To avoid this a decision was made to disable binary logging inside the stored procedure — it was safe as no tables other than temporary were updated. Binary logging was disabled at very beginning of the procedure and was enabled when procedure ended:
CREATE DEFINER = 'user'@'localhost' PROCEDURE proc1() BEGIN SET SESSION SQL_LOG_BIN = 0; ............. ............. ............. SET SESSION SQL_LOG_BIN = 1; END;
This approach worked well, until something went wrong.
We did have logging enabled for stored procedures using our own framework to log every stored procedure step and overall execution status in a separate logging table. When I check this log table I found out that one of the stored procedures failed around the time we start seeing missing rows on slave. All pieces came together and it became clear what actually happened.
When stored procedure failed in the middle (due to space issue in MySQL temp directory) it’s connection was left in state where binary log was disabled but was never enabled back. Then application connection pooling came into play and this “altered” connection was reused. This means for some time one of the application threads was using a connection with disabled binary logging. I didn’t have any facts that would be pointing exactly to this, and I’m not sure if it is possible at all to obtain such evidence, but all other facts were pointing that this was the root cause.

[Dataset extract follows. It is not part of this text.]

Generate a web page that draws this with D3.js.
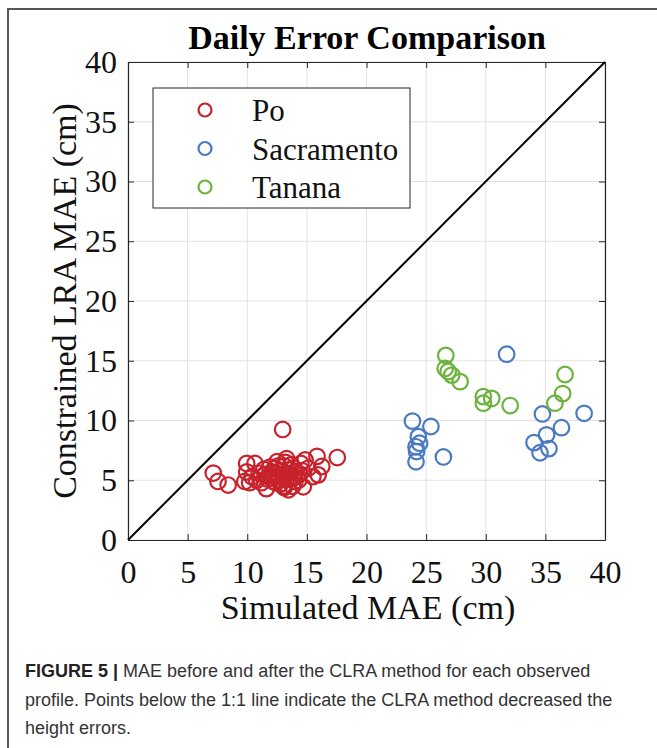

Conclusion. I would like to say do not use custom replication filtering and this solves potential issues, but first of all there are many cases where replication filters are very useful and as with any more or less complex incident there were several factors that in particular combination triggered the issue. MySQL temp directory was placed on a smaller volume on the new master and this fact was overlooked. When decision was made to disable binary logging for stored procedures not all test cases were considered, like what happens if procedure fails. Finally, I would expect connection pool to be able to save connection session variables and restore them when connection is recycled.

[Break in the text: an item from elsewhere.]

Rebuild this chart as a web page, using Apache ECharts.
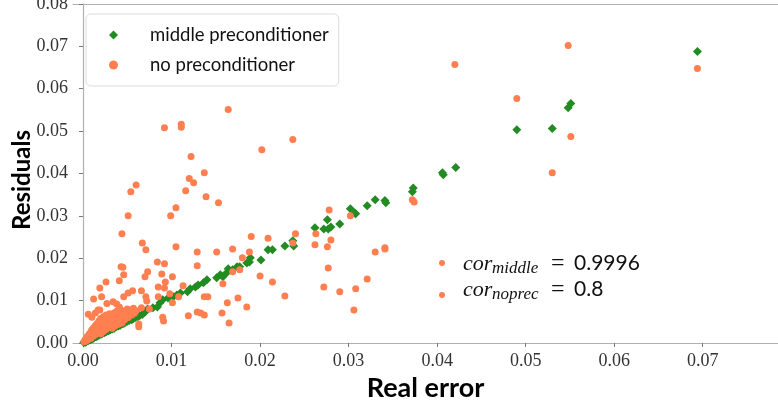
<!DOCTYPE html>
<html>
<head>
<meta charset="utf-8">
<script src="https://cdn.jsdelivr.net/npm/echarts@6/dist/echarts.min.js"></script>
<style>html,body{margin:0;padding:0;background:#fff;}#c{width:778px;height:402px;}</style>
</head>
<body>
<div id="c"></div>
<script>
var xTicks = [0, 0.01, 0.02, 0.03, 0.04, 0.05, 0.06, 0.07];
var yTicks = [0, 0.01, 0.02, 0.03, 0.04, 0.05, 0.06, 0.07, 0.08];
var seriesNames = ['middle preconditioner', 'no preconditioner'];
var axisNames = ['Real error', 'Residuals'];
var corLabels = [['middle', '0.9996'], ['noprec', '0.8']];

var middleData = [
[0.0001,0.0001],[0.0002,0.0003],[0.0003,0.0002],[0.0004,0.0004],[0.0005,0.0005],[0.0006,0.0006],[0.0007,0.0008],[0.0008,0.0007],[0.0009,0.0009],[0.0010,0.0011],[0.0011,0.0010],[0.0012,0.0012],[0.0013,0.0014],[0.0015,0.0015],[0.0016,0.0016],[0.0018,0.0018],[0.0019,0.0020],[0.0021,0.0021],[0.0022,0.0023],[0.0024,0.0024],[0.0026,0.0026],[0.0027,0.0028],[0.0029,0.0029],[0.0031,0.0031],[0.0033,0.0033],[0.0035,0.0034],[0.0036,0.0037],[0.0038,0.0039],[0.0040,0.0040],[0.0042,0.0042],[0.0044,0.0045],[0.0046,0.0046],[0.0048,0.0049],[0.0050,0.0051],[0.0052,0.0053],[0.0055,0.0055],[0.0057,0.0058],[0.0059,0.0060],[0.0062,0.0062],[0.0064,0.0065],[0.0067,0.0067],
[0.0070,0.0073],[0.0073,0.0080],[0.0079,0.0083],[0.0084,0.0085],[0.0087,0.0095],[0.0090,0.0102],[0.0096,0.0106],[0.0102,0.0109],[0.0106,0.0113],[0.0110,0.0118],[0.0118,0.0121],[0.0121,0.0128],[0.0127,0.0132],[0.0130,0.0137],[0.0136,0.0142],[0.0140,0.0149],[0.0151,0.0154],[0.0155,0.0161],[0.0158,0.0156],[0.0162,0.0165],[0.0164,0.0175],[0.0169,0.0173],[0.0174,0.0180],[0.0177,0.0180],[0.0185,0.0189],[0.0188,0.0191],[0.0189,0.0201],[0.0201,0.0196],[0.0209,0.0220],[0.0214,0.0220],[0.0228,0.0229],[0.0237,0.0241],[0.0238,0.0229],[0.0262,0.0272],[0.0272,0.0269],[0.0276,0.0291],[0.0277,0.0269],[0.0280,0.0274],[0.0290,0.0281],[0.0302,0.0317],[0.0307,0.0307],[0.0308,0.0305],[0.0321,0.0324],[0.0330,0.0338],[0.0341,0.0336],[0.0342,0.0331],[0.0373,0.0366],[0.0372,0.0357],[0.0407,0.0397],[0.0406,0.0402],[0.0421,0.0414],[0.0490,0.0503],[0.0530,0.0506],[0.0548,0.0555],[0.0551,0.0565],[0.0694,0.0688]
];

var noprecData = [
[0.0420,0.0657],[0.0548,0.0702],[0.0694,0.0648],[0.0490,0.0577],[0.0551,0.0487],[0.0530,0.0402],[0.0372,0.0338],[0.0374,0.0333],
[0.0164,0.0551],[0.0092,0.0508],[0.0111,0.0516],[0.0111,0.0509],[0.0237,0.0480],[0.0202,0.0456],
[0.0122,0.0440],[0.0137,0.0402],[0.0120,0.0388],[0.0125,0.0378],[0.0116,0.0359],[0.0060,0.0373],[0.0054,0.0357],[0.0139,0.0345],[0.0153,0.0331],[0.0105,0.0319],[0.0099,0.0300],[0.0051,0.0300],[0.0044,0.0258],
[0.0190,0.0251],[0.0209,0.0247],[0.0067,0.0236],[0.0071,0.0220],[0.0105,0.0227],[0.0169,0.0222],[0.0129,0.0215],[0.0151,0.0215],[0.0188,0.0215],[0.0084,0.0191],[0.0092,0.0187],[0.0180,0.0201],[0.0129,0.0182],[0.0043,0.0180],[0.0045,0.0179],[0.0073,0.0168],[0.0089,0.0163],[0.0101,0.0156],[0.0046,0.0161],[0.0041,0.0147],[0.0093,0.0144],[0.0026,0.0144],[0.0019,0.0130],[0.0051,0.0118],[0.0056,0.0123],[0.0066,0.0123],[0.0071,0.0109],[0.0085,0.0132],[0.0085,0.0109],[0.0098,0.0116],[0.0113,0.0135],[0.0108,0.0109],[0.0101,0.0095],[0.0012,0.0104],[0.0021,0.0109],[0.0090,0.0061],[0.0091,0.0052],[0.0119,0.0064],[0.0129,0.0073],[0.0133,0.0071],[0.0137,0.0066],[0.0063,0.0045],[0.0063,0.0038],[0.0044,0.0047],[0.0037,0.0054],[0.0047,0.0071],[0.0054,0.0078],[0.0066,0.0083],[0.0075,0.0080],[0.0158,0.0140],[0.0169,0.0168],[0.0177,0.0173],[0.0163,0.0095],[0.0157,0.0071],[0.0165,0.0047],[0.0175,0.0106],[0.0185,0.0085],[0.0200,0.0158],
[0.0070,0.0156],[0.0092,0.0130],[0.0072,0.0099],[0.0137,0.0109],[0.0141,0.0109],
[0.0278,0.0314],[0.0302,0.0300],[0.0240,0.0258],[0.0263,0.0258],[0.0262,0.0232],[0.0280,0.0243],[0.0276,0.0227],[0.0237,0.0236],[0.0341,0.0225],[0.0341,0.0222],[0.0330,0.0215],[0.0214,0.0144],[0.0277,0.0177],[0.0321,0.0151],[0.0272,0.0132],[0.0290,0.0121],[0.0308,0.0128],[0.0228,0.0111],[0.0306,0.0078],
[0.0001,0.0003],[0.0002,0.0006],[0.0003,0.0004],[0.0003,0.0009],[0.0004,0.0012],[0.0005,0.0007],[0.0005,0.0016],[0.0006,0.0010],[0.0007,0.0021],[0.0007,0.0013],[0.0008,0.0018],[0.0009,0.0026],[0.0009,0.0011],[0.0010,0.0015],[0.0010,0.0031],[0.0011,0.0022],[0.0012,0.0036],[0.0012,0.0017],[0.0013,0.0028],[0.0014,0.0041],[0.0014,0.0020],[0.0015,0.0033],[0.0016,0.0046],[0.0016,0.0025],[0.0017,0.0038],[0.0018,0.0052],[0.0018,0.0029],[0.0019,0.0043],[0.0020,0.0022],[0.0020,0.0058],[0.0021,0.0035],[0.0022,0.0049],[0.0023,0.0062],[0.0023,0.0027],[0.0024,0.0040],[0.0025,0.0055],[0.0026,0.0066],[0.0026,0.0032],[0.0027,0.0046],[0.0028,0.0060],[0.0029,0.0037],[0.0030,0.0069],[0.0030,0.0052],[0.0031,0.0043],[0.0032,0.0064],[0.0033,0.0035],[0.0034,0.0057],[0.0035,0.0071],[0.0035,0.0048],[0.0036,0.0040],[0.0037,0.0062],[0.0038,0.0075],[0.0039,0.0052],[0.0040,0.0044],[0.0041,0.0067],[0.0042,0.0058],[0.0043,0.0078],[0.0044,0.0050],[0.0045,0.0063],[0.0046,0.0072],[0.0047,0.0055],[0.0049,0.0068],[0.0050,0.0080],[0.0051,0.0060],[0.0053,0.0074],[0.0055,0.0066],[0.0057,0.0082],[0.0058,0.0070],[0.0060,0.0076],
[0.0014,0.0071],[0.0046,0.0109],[0.0019,0.0078],[0.0010,0.0061],[0.0006,0.0068],[0.0017,0.0078],[0.0027,0.0093],[0.0034,0.0097],[0.0038,0.0092],[0.0041,0.0085]
];

var GREEN = '#228b22', ORANGE = '#ff7f50', AX = '#b0b0b0';
var tickFont = {fontFamily: 'Liberation Serif', fontSize: 18, color: '#333'};

var chart = echarts.init(document.getElementById('c'), null, {renderer: 'canvas'});
chart.setOption({
  animation: false,
  backgroundColor: '#fff',
  grid: {left: 73, right: 0, top: 4, bottom: 55, containLabel: false, outerBoundsMode: 'none'},
  legend: {
    orient: 'vertical', left: 86, top: 14,
    itemWidth: 9, itemHeight: 9, itemGap: 10,
    padding: [11, 10, 11, 23],
    backgroundColor: '#fff', borderColor: '#dcdcdc', borderWidth: 1, borderRadius: 5,
    textStyle: {fontFamily: 'Lato', fontSize: 18.5, color: '#111', padding: [0, 0, 0, 27], lineHeight: 20},
    data: [{name: seriesNames[0], icon: 'diamond'}, {name: seriesNames[1], icon: 'circle'}]
  },
  xAxis: [{
    type: 'value', min: -0.00113, max: 0.0785,
    axisLine: {show: true, lineStyle: {color: AX, width: 1.2}},
    axisTick: {show: true, length: 4, lineStyle: {color: '#777'}, customValues: xTicks},
    axisLabel: Object.assign({margin: 5, customValues: xTicks, alignMinLabel: 'center', alignMaxLabel: 'center',
      formatter: function (v) { return v.toFixed(2); }}, tickFont),
    splitLine: {show: false},
    name: axisNames[0], nameLocation: 'middle', nameGap: 19,
    nameTextStyle: {fontFamily: 'Lato', fontWeight: 'bold', fontSize: 27, color: '#000'}
  }, {
    type: 'value', position: 'top', min: -0.00113, max: 0.0785,
    axisLine: {show: true, lineStyle: {color: AX, width: 1.2}},
    axisTick: {show: false}, axisLabel: {show: false}, splitLine: {show: false}
  }],
  yAxis: {
    type: 'value', min: -0.00095, max: 0.08,
    axisLine: {show: true, lineStyle: {color: AX, width: 1.2}},
    axisTick: {show: true, length: 4, lineStyle: {color: '#777'}, customValues: yTicks},
    axisLabel: Object.assign({margin: 5, customValues: yTicks, verticalAlignMinLabel: 'middle', verticalAlignMaxLabel: 'middle',
      formatter: function (v) { return v.toFixed(2); }}, tickFont),
    splitLine: {show: false}
  },
  series: [{
    name: seriesNames[0], type: 'scatter', symbol: 'diamond', symbolSize: 9,
    itemStyle: {color: GREEN, opacity: 1}, data: middleData, z: 2
  }, {
    name: seriesNames[1], type: 'scatter', symbol: 'circle', symbolSize: 7,
    itemStyle: {color: ORANGE, opacity: 1}, data: noprecData, z: 3
  }],
  graphic: [
    {type: 'text', x: 22, y: 180, rotation: Math.PI / 2,
      style: {text: axisNames[1], font: 'bold 24px Lato', fill: '#000', align: 'center', verticalAlign: 'middle'}},
    {type: 'circle', shape: {cx: 442, cy: 263, r: 3}, style: {fill: ORANGE}},
    {type: 'circle', shape: {cx: 442, cy: 295, r: 3}, style: {fill: ORANGE}},
    {type: 'text', x: 463, y: 264, style: {text: 'cor', font: 'italic 22px "Liberation Serif"', fill: '#111', verticalAlign: 'middle'}},
    {type: 'text', x: 492, y: 269, style: {text: corLabels[0][0], font: 'italic 17px "Liberation Serif"', fill: '#111', verticalAlign: 'middle'}},
    {type: 'text', x: 551, y: 264, style: {text: '=', font: '24px "Liberation Serif"', fill: '#111', verticalAlign: 'middle'}},
    {type: 'text', x: 574, y: 263, style: {text: corLabels[0][1], font: '21px Lato', fill: '#111', verticalAlign: 'middle'}},
    {type: 'text', x: 463, y: 290, style: {text: 'cor', font: 'italic 22px "Liberation Serif"', fill: '#111', verticalAlign: 'middle'}},
    {type: 'text', x: 492, y: 295, style: {text: corLabels[1][0], font: 'italic 17px "Liberation Serif"', fill: '#111', verticalAlign: 'middle'}},
    {type: 'text', x: 551, y: 290, style: {text: '=', font: '24px "Liberation Serif"', fill: '#111', verticalAlign: 'middle'}},
    {type: 'text', x: 574, y: 289, style: {text: corLabels[1][1], font: '21px Lato', fill: '#111', verticalAlign: 'middle'}}
  ]
});
</script>
</body>
</html>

This incident had serious impact on the customer’s production system, but it was also a good lesson on how even very unlikely scenarios can happen and how looking at the problem from different angles can help to reveal the real root cause.
The much better solution to suppress replication of certain temporary tables, is to use either a separate schema for such tables or a unique table name prefix and then have matching replicate-wild-ignore-table option(s) on the slave(s).

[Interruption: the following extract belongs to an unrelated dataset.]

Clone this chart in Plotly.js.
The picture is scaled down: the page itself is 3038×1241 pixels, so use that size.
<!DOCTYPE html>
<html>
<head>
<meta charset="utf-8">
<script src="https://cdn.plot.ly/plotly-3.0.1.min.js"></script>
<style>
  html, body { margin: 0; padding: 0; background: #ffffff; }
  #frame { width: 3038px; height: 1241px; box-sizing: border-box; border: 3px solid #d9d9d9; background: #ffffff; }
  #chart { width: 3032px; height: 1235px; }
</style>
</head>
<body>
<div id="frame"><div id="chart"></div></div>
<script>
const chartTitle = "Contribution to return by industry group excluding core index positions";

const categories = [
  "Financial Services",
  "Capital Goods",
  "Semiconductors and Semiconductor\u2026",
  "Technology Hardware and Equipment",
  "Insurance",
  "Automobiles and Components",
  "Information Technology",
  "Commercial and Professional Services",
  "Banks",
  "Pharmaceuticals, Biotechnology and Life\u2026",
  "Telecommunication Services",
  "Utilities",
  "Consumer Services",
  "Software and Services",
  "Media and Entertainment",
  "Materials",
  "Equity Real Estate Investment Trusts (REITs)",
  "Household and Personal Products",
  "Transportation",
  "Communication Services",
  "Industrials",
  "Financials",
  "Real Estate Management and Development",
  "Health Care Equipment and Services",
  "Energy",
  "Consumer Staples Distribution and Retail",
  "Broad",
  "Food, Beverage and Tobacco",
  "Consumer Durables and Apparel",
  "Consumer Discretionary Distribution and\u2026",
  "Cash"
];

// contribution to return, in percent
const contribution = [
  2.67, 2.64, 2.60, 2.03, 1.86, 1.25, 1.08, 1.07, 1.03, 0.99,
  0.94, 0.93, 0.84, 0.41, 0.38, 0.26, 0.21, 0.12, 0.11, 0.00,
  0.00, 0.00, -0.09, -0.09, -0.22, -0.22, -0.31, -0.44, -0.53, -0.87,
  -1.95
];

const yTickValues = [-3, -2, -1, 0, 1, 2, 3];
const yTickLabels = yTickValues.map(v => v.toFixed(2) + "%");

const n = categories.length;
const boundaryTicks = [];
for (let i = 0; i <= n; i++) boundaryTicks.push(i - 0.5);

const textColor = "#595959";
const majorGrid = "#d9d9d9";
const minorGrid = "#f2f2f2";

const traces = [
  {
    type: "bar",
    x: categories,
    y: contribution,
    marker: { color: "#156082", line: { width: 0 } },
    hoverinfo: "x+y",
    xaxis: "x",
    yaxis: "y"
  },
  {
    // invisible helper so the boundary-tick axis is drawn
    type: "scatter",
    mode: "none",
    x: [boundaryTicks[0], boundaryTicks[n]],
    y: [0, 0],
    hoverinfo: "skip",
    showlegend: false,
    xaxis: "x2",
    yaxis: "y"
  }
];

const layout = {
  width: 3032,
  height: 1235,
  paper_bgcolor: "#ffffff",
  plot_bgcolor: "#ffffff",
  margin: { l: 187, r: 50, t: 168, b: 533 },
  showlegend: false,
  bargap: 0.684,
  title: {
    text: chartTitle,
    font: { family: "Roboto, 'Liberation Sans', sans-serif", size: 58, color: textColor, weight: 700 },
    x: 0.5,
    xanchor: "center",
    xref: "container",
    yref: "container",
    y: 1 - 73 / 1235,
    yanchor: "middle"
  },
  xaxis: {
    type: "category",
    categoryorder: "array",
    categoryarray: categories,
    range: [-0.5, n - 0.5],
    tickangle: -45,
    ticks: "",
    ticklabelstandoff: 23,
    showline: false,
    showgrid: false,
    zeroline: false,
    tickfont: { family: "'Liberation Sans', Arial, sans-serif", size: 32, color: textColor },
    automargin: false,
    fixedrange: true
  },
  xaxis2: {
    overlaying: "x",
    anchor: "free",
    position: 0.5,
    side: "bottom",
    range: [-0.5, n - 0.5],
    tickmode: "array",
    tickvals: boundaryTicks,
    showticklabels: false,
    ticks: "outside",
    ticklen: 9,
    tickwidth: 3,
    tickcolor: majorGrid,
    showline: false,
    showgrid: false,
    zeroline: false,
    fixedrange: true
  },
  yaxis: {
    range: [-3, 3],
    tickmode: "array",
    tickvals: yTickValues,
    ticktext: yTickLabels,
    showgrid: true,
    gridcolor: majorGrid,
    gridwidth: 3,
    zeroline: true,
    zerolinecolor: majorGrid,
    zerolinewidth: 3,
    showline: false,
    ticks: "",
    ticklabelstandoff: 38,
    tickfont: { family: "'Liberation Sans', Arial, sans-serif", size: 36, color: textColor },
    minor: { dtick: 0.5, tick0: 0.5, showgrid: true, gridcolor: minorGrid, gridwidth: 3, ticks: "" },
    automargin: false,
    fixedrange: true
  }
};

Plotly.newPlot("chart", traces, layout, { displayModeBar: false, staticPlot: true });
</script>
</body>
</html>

Yep, this is a good suggestion. Requires more work to be done, but should be more error safe. Thanks!
nice troubleshooting. It’s scary that the application could reuse a connection from the pool without resetting its parameters/settings to a well known default. This could cause all sorts of problems. Not on the SQL_LOG_BIN, but with many other variables. Imagine if a session change SQL_MODE or other important variable, that could cause a big mess, couldn’t it?
Thanks for posting!
Interesting example. I would never let an application user have SUPER privileges, too many dangerous things can happen, SET SQL_LOG_BIN is only one of them. A different schema (already referenced) is the simplest way for replication filtering.
I would also ask why there is no exception handling in the SP. There is an entire code path not tested on error if your SP changes thread specific settings.
Agree, proper exception handling would prevent this issue, but as far as I know you need to explicitly specify handler for an error code, so catching all cases can be tricky.
Anyway, one of the points of the post is that filtering replication like this is a bad idea in general.